Tag Archives: Data Modelling

Star Schema vs Snowflake Schema: differences

What is a star schema?

A star schema is a database schema used to store data in a star format. This schema consists of a central table, called the “fact table,” and a number of directly connected other tables, called “dimension tables.”

The fact table contains information about metrics or measures, while the dimension tables contain information about descriptive attributes. The star schema is very simple and easy to understand, making it ideal for cloud data warehousing and business intelligence applications.

What is a snowflake schema?

A snowflake schema is a type of database schema that is used to store data in a more complex format than the star schema. The snowflake schema consists of a central table, which is called the “fact table,” and a number of other tables, which are called “dimension tables.” As with other schemas, the fact table contains information about events or facts, while the dimension tables contain information about the dimensions of those events or facts. 

Key differences between star schema and snowflake schema:

  1. A star schema has denormalized dimension tables, while a snowflake schema has normalized dimension tables.
  2. A star schema is easier to design and implement than a snowflake schema.
  3. A star schema can be more efficient to query than a snowflake schema, because there are fewer JOINs between tables.
  4. A star schema can require more storage space than a snowflake schema, because of the denormalized data.


How to choose between star and snowflake schemas?
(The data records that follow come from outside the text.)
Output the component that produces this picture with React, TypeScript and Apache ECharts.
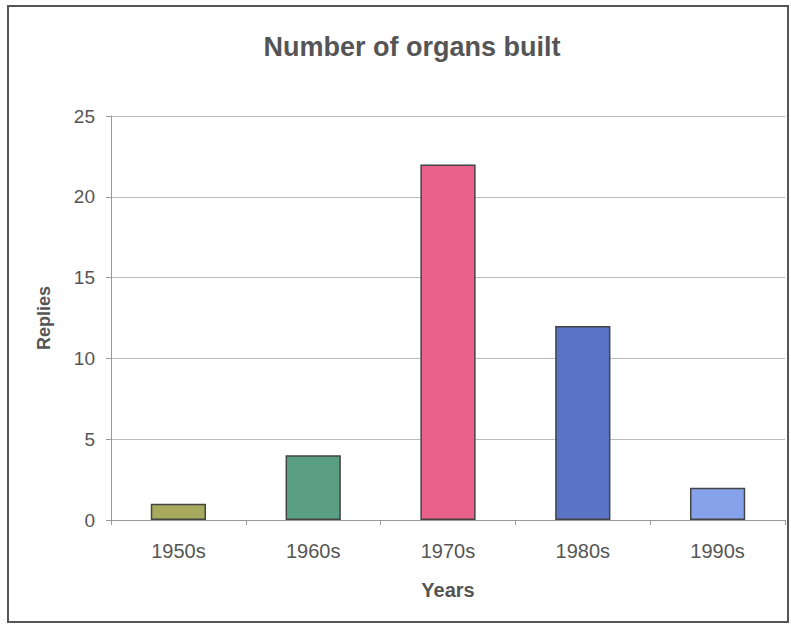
import React, { useEffect, useRef } from "react";
import * as echarts from "echarts";

const categories = ["1950s", "1960s", "1970s", "1980s", "1990s"];
const replies = [1, 4, 22, 12, 2];
const barColors = ["#a7aa5c", "#5a9f83", "#e9628b", "#5b73c5", "#86a2ea"];
const yTicks = { min: 0, max: 25, interval: 5 };

export default function App() {
  const ref = useRef<HTMLDivElement>(null);
  useEffect(() => {
    if (!ref.current) return;
    const chart = echarts.init(ref.current, undefined, { renderer: "svg" });
    const font = "'Liberation Sans', Arial, sans-serif";
    chart.setOption({
      animation: false,
      backgroundColor: "#ffffff",
      title: {
        text: "Number of organs built",
        left: 407,
        top: 28,
        textAlign: "center",
        textStyle: { fontFamily: font, fontSize: 27, fontWeight: "bold", color: "#555555" },
      },
      graphic: [
        {
          type: "rect",
          shape: { x: 8, y: 6, width: 780, height: 616 },
          style: { fill: "none", stroke: "#555555", lineWidth: 2 },
          silent: true,
        },
      ],
      grid: { left: 111, top: 116, width: 674, height: 404 },
      xAxis: {
        type: "category",
        data: categories,
        name: "Years",
        nameLocation: "middle",
        nameGap: 60,
        nameTextStyle: { fontFamily: font, fontSize: 20, fontWeight: "bold", color: "#555555" },
        axisLine: { lineStyle: { color: "#999999", width: 1 } },
        axisTick: { show: true, length: 5, lineStyle: { color: "#999999" } },
        axisLabel: { fontFamily: font, fontSize: 20, color: "#555555", margin: 21 },
      },
      yAxis: {
        type: "value",
        min: yTicks.min,
        max: yTicks.max,
        interval: yTicks.interval,
        name: "Replies",
        nameLocation: "middle",
        nameGap: 58,
        nameTextStyle: { fontFamily: font, fontSize: 18, fontWeight: "bold", color: "#555555" },
        axisLine: { show: true, lineStyle: { color: "#999999", width: 1 } },
        axisTick: { show: true, length: 5, lineStyle: { color: "#999999" } },
        axisLabel: { fontFamily: font, fontSize: 19, color: "#555555", margin: 16 },
        splitLine: { lineStyle: { color: "#bbbbbb", width: 1 } },
      },
      series: [
        {
          type: "bar",
          data: replies.map((v, i) => ({
            value: v,
            itemStyle: { color: barColors[i] },
          })),
          barWidth: "41%",
          itemStyle: { borderColor: "#444444", borderWidth: 1.5 },
        },
      ],
    });
    return () => chart.dispose();
  }, []);
  return (
    <div
      ref={ref}
      style={{ position: "absolute", left: 0, top: 0, width: 791, height: 627 }}
    />
  );
}
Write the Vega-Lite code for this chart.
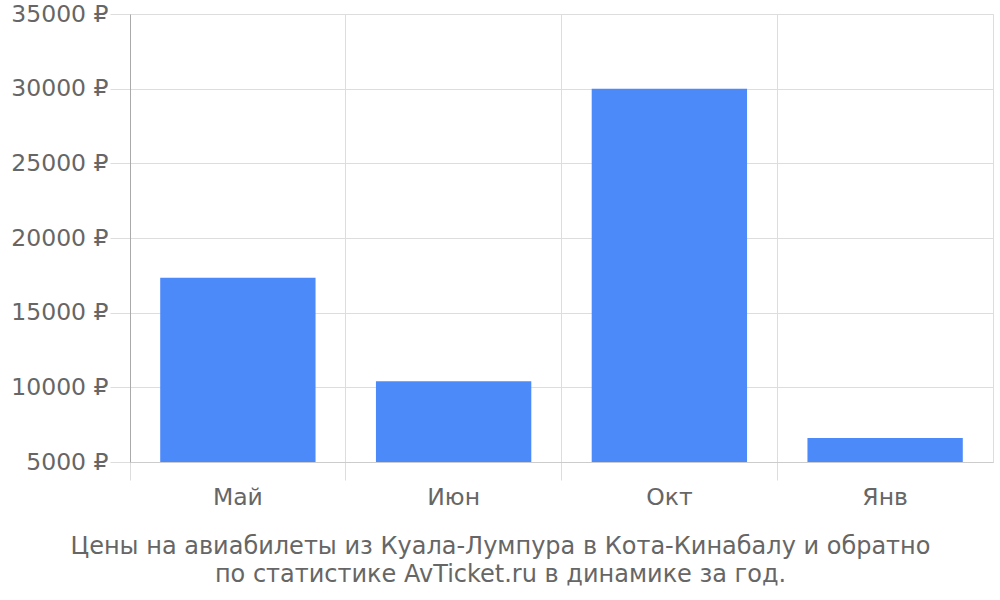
{
  "$schema": "https://vega.github.io/schema/vega-lite/v6.json",
  "autosize": "none",
  "width": 863,
  "height": 448,
  "padding": {"left": 130, "top": 14, "right": 7, "bottom": 138},
  "background": "white",
  "config": {
    "font": "DejaVu Sans",
    "view": {"stroke": "#dddddd", "strokeWidth": 1}
  },
  "title": {
    "text": ["Цены на авиабилеты из Куала-Лумпура в Кота-Кинабалу и обратно", "по статистике AvTicket.ru в динамике за год."],
    "orient": "bottom",
    "anchor": "middle",
    "dx": -61,
    "offset": 26,
    "font": "DejaVu Sans",
    "fontSize": 24,
    "fontWeight": "normal",
    "color": "#666666",
    "lineHeight": 28
  },
  "data": {
    "values": [
      {"month": "Май", "price": 17330},
      {"month": "Июн", "price": 10400},
      {"month": "Окт", "price": 30000},
      {"month": "Янв", "price": 6600}
    ]
  },
  "mark": {"type": "bar", "color": "#4d8af9"},
  "encoding": {
    "x": {
      "field": "month",
      "type": "nominal",
      "sort": null,
      "scale": {"paddingInner": 0.28, "paddingOuter": 0.14},
      "axis": {
        "title": null,
        "labelAngle": 0,
        "labelFontSize": 23.5,
        "labelColor": "#666666",
        "labelPadding": 5,
        "bandPosition": -0.194,
        "grid": true,
        "gridColor": "#dddddd",
        "tickSize": 18,
        "tickColor": "#dddddd",
        "domainColor": "#cccccc",
        "labelOffset": 0
      }
    },
    "y": {
      "field": "price",
      "type": "quantitative",
      "scale": {"domain": [5000, 35000], "nice": false, "zero": false},
      "axis": {
        "title": null,
        "values": [5000, 10000, 15000, 20000, 25000, 30000, 35000],
        "labelExpr": "datum.value + ' ₽'",
        "labelFontSize": 23.5,
        "labelColor": "#666666",
        "labelPadding": 2,
        "tickSize": 20,
        "tickColor": "#dddddd",
        "gridColor": "#dddddd",
        "domainColor": "#aaaaaa"
      }
    },
    "y2": {"datum": 5000}
  }
}
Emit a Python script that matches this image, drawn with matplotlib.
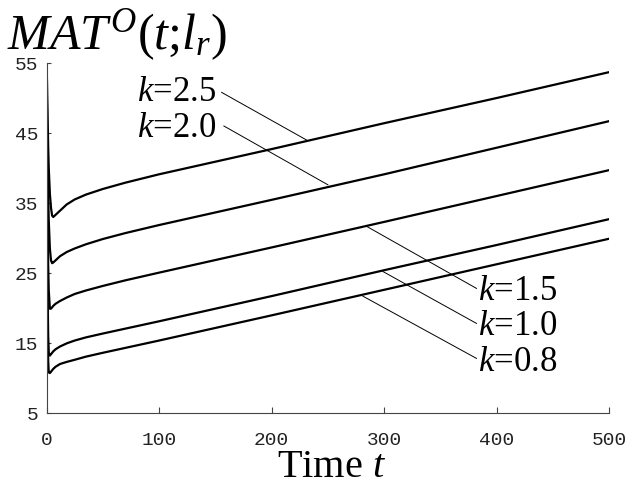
import matplotlib
matplotlib.use("Agg")
import matplotlib.pyplot as plt

plt.rcParams['font.family'] = ['Liberation Serif', 'DejaVu Serif']
plt.rcParams['mathtext.fontset'] = 'custom'
plt.rcParams['mathtext.rm'] = 'Liberation Serif'
plt.rcParams['mathtext.it'] = 'Liberation Serif:italic'

# sample times
t = [0, 0.5, 1, 1.5, 2, 3, 4, 5, 6, 8, 12, 18, 25, 35, 50, 70, 100, 150, 200, 300, 400, 500]

mat_k25 = [55, 52, 47, 43, 40, 36.3, 34.3, 33.2, 33.0, 33.3, 33.9, 34.8, 35.5, 36.2, 37.0, 37.9,
           39.1, 40.9, 42.7, 46.4, 50.0, 53.7]
mat_k20 = [55, 48, 41, 36, 32.5, 28.5, 26.8, 26.4, 26.5, 26.8, 27.4, 28.0, 28.5, 29.1, 29.85, 30.7,
           31.85, 33.65, 35.45, 39.1, 42.9, 46.7]
mat_k15 = [55, 42, 32, 26, 22.5, 19.9, 19.9, 20.1, 20.3, 20.6, 21.0, 21.5, 22.0, 22.5, 23.15, 23.95,
           25.05, 26.85, 28.65, 32.3, 36.0, 39.7]
mat_k10 = [55, 34, 22, 16, 13.6, 13.2, 13.4, 13.6, 13.8, 14.1, 14.5, 14.95, 15.35, 15.8, 16.35, 17.05,
           18.1, 19.9, 21.7, 25.4, 29.0, 32.7]
mat_k08 = [55, 30, 18, 12.5, 10.8, 10.7, 10.9, 11.1, 11.3, 11.6, 12.0, 12.3, 12.6, 13.05, 13.6, 14.3,
           15.35, 17.15, 18.95, 22.6, 26.25, 29.9]

labels = ['$k$=2.5', '$k$=2.0', '$k$=1.5', '$k$=1.0', '$k$=0.8']
series = [mat_k25, mat_k20, mat_k15, mat_k10, mat_k08]

# label leader lines: (t on curve, value on curve, t at text, value at text)
leader_curve_t = [231, 250, 284, 299, 281]
leader_curve_v = [44.0, 37.6, 31.7, 25.2, 21.7]
leader_text_t = [155.6, 157.6, 382, 382, 382]
leader_text_v = [50.8, 46.0, 22.8, 17.8, 12.8]

xticks = [0, 100, 200, 300, 400, 500]
yticks = [5, 15, 25, 35, 45, 55]

fig = plt.figure(figsize=(6.27, 4.84), dpi=100)
ax = fig.add_axes([46.5 / 627, 71 / 484, (609.3 - 46.5) / 627, 350 / 484])

for vals in series:
    ax.plot(t, vals, color='black', lw=1.6, solid_joinstyle='round')

for i in range(len(labels)):
    ax.plot([leader_curve_t[i], leader_text_t[i]], [leader_curve_v[i], leader_text_v[i]],
            color='black', lw=0.7)

# label text
ax.text(151, 49.6, labels[0], fontsize=25, ha='right', va='baseline')
ax.text(151, 44.4, labels[1], fontsize=25, ha='right', va='baseline')
ax.text(383.5, 21.2, labels[2], fontsize=25, ha='left', va='baseline')
ax.text(383.5, 16.1, labels[3], fontsize=25, ha='left', va='baseline')
ax.text(383.5, 11.0, labels[4], fontsize=25, ha='left', va='baseline')

ax.set_xlim(0, 500)
ax.set_ylim(5, 55)
ax.set_xticks(xticks)
ax.set_yticks(yticks)
ax.set_xticklabels([str(v) for v in xticks], family='Liberation Mono', fontsize=14)
ax.set_yticklabels([str(v) for v in yticks], family='Liberation Mono', fontsize=14)
ax.tick_params(axis='x', direction='in', length=4, width=0.8, pad=14, colors='#444')
ax.tick_params(axis='y', direction='in', length=3, width=0.8, pad=6, colors='#444')
for lab in ax.get_xticklabels() + ax.get_yticklabels():
    lab.set_color('#222')

ax.spines['top'].set_visible(False)
ax.spines['right'].set_visible(False)
ax.spines['left'].set_color('#444')
ax.spines['bottom'].set_color('#444')
ax.spines['left'].set_linewidth(0.8)
ax.spines['bottom'].set_linewidth(0.8)

fig.text(7 / 627, 1 - 49 / 484, r'$MAT^{O}$($t$;$l_r$)', fontsize=36, ha='left', va='baseline')
fig.text(331 / 627, 1 - 477 / 484, r'Time $t$', fontsize=29, ha='center', va='baseline')

fig.savefig('out.png', dpi=100)
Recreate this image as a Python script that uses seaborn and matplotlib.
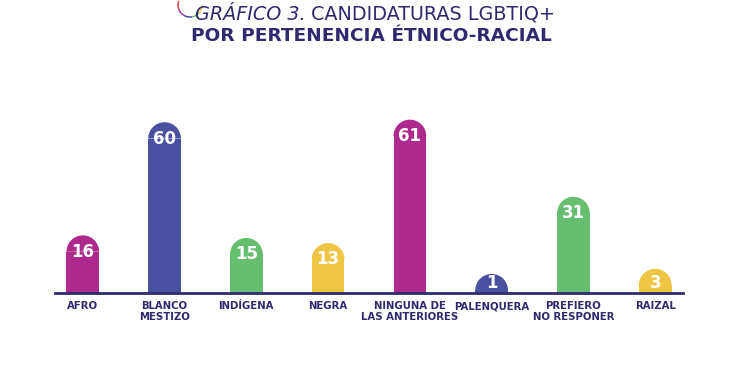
import numpy as np
import pandas as pd
import matplotlib
matplotlib.use("Agg")
import matplotlib.pyplot as plt
from matplotlib.patches import Polygon, Arc
import seaborn as sns

# datos del gráfico
categorias = ["AFRO", "BLANCO\nMESTIZO", "INDÍGENA", "NEGRA", "NINGUNA DE\nLAS ANTERIORES",
              "PALENQUERA", "PREFIERO\nNO RESPONER", "RAIZAL"]
candidaturas = [16, 60, 15, 13, 61, 1, 31, 3]
colores = ["#ad2a8c", "#4b4f9f", "#66bf70", "#eec643", "#ad2a8c", "#4b4f9f", "#66bf70", "#eec643"]

NAVY = "#2f2a6d"

sns.set_theme(style="white")
plt.rcParams["font.family"] = ["DejaVu Sans"]

df = pd.DataFrame({"categoria": categorias, "valor": candidaturas})

fig = plt.figure(figsize=(7.5, 3.75), dpi=100)
ax = fig.add_axes([0.073, 0.219, 0.838, 0.48])

sns.barplot(data=df, x="categoria", y="valor", hue="categoria", palette=colores,
            width=0.40, legend=False, ax=ax, saturation=1, linewidth=0)

ax.set_xlim(-0.343, 7.343)
ax.set_ylim(0, 70)

# tapa redondeada (media elipse) encima de cada barra
fig.canvas.draw()
inv = ax.transData.inverted()
ang = np.linspace(0, np.pi, 40)
for bar, col in zip(ax.patches, colores):
    x0, w, h = bar.get_x(), bar.get_width(), bar.get_height()
    cx = x0 + w / 2
    p0 = ax.transData.transform((x0, 0))
    p1 = ax.transData.transform((x0 + w, 0))
    r_px = (p1[0] - p0[0]) / 2
    r_data = inv.transform((p0[0], p0[1] + r_px))[1] - inv.transform(p0)[1]
    pts = np.column_stack([cx + (w / 2) * np.cos(ang), h + r_data * np.sin(ang)])
    ax.add_patch(Polygon(pts, closed=True, facecolor=col, edgecolor="none", zorder=2))
    # las barras muy bajas: subir la cifra para que quepa en la cúpula
    y_txt = max(h, r_data * 0.6)
    ax.text(cx, y_txt, str(int(h)), ha="center", va="center", color="white",
            fontsize=12, fontweight="bold", zorder=3)

for s in ["top", "left", "right"]:
    ax.spines[s].set_visible(False)
ax.spines["bottom"].set_color(NAVY)
ax.spines["bottom"].set_linewidth(2)
ax.spines["bottom"].set_zorder(4)
ax.set_yticks([])
ax.set_xlabel("")
ax.set_ylabel("")
ax.tick_params(axis="x", length=0, pad=6)
for lbl in ax.get_xticklabels():
    lbl.set_fontsize(7.3)
    lbl.set_fontweight("bold")
    lbl.set_color(NAVY)
    lbl.set_linespacing(1.15)
    lbl.set_verticalalignment("top")

# pequeño arco de colores junto al título
arc_cols = ["#e2403f", "#9b3fa0", "#4b4f9f", "#66bf70", "#eec643"]
for i, c in enumerate(arc_cols):
    fig.add_artist(Arc((1.90, 3.70), 0.24, 0.24, theta1=160 + i * 40, theta2=200 + i * 40,
                       transform=fig.dpi_scale_trans, color=c, lw=1.1))

# título
fig.text(0.408, 0.962, "GRÁFICO 3.", ha="right", va="center", color=NAVY,
         fontsize=13.8, fontstyle="italic", fontweight="light")
fig.text(0.415, 0.962, "CANDIDATURAS LGBTIQ+", ha="left", va="center", color=NAVY,
         fontsize=13.8)
fig.text(0.495, 0.905, "POR PERTENENCIA ÉTNICO-RACIAL", ha="center", va="center",
         color=NAVY, fontsize=13.3, fontweight="bold")

fig.savefig("out.png", dpi=100, facecolor="white")
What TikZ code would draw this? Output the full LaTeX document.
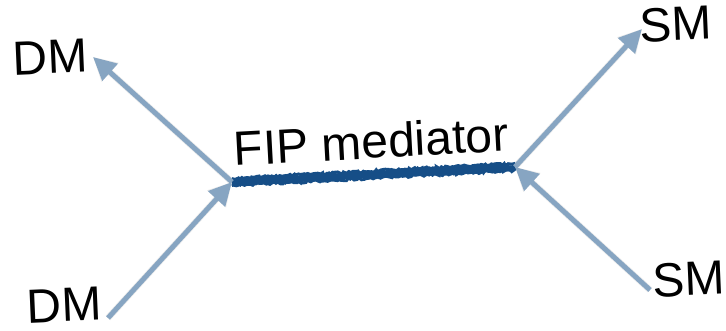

Deciding which schema is best for your data warehouse design is contingent on various factors, such as your data characteristics, query needs, storage constraints, and performance expectations. Generally speaking, a star schema is recommended if you have a few dimensions with low cardinality and limited levels of hierarchy. Additionally, if you need fast and simple queries with aggregated data and have ample storage space to tolerate some data redundancy, then this schema is ideal. On the other hand, a snowflake schema is best suited when you have many dimensions with high cardinality and multiple levels of hierarchy. This type of schema is also helpful when you need complex and detailed queries with granular data and want to avoid data inconsistency. Moreover, a hybrid approach that combines both schemas can be used depending on the specific data warehouse scenarios and trade-offs. For instance, a star schema can be used for simpler and more stable dimensions while a snowflake schema can be used for more complex and dynamic ones. Finally, you can also use a constellation schema that has multiple fact tables sharing some common dimension tables to support different business processes or analytical needs.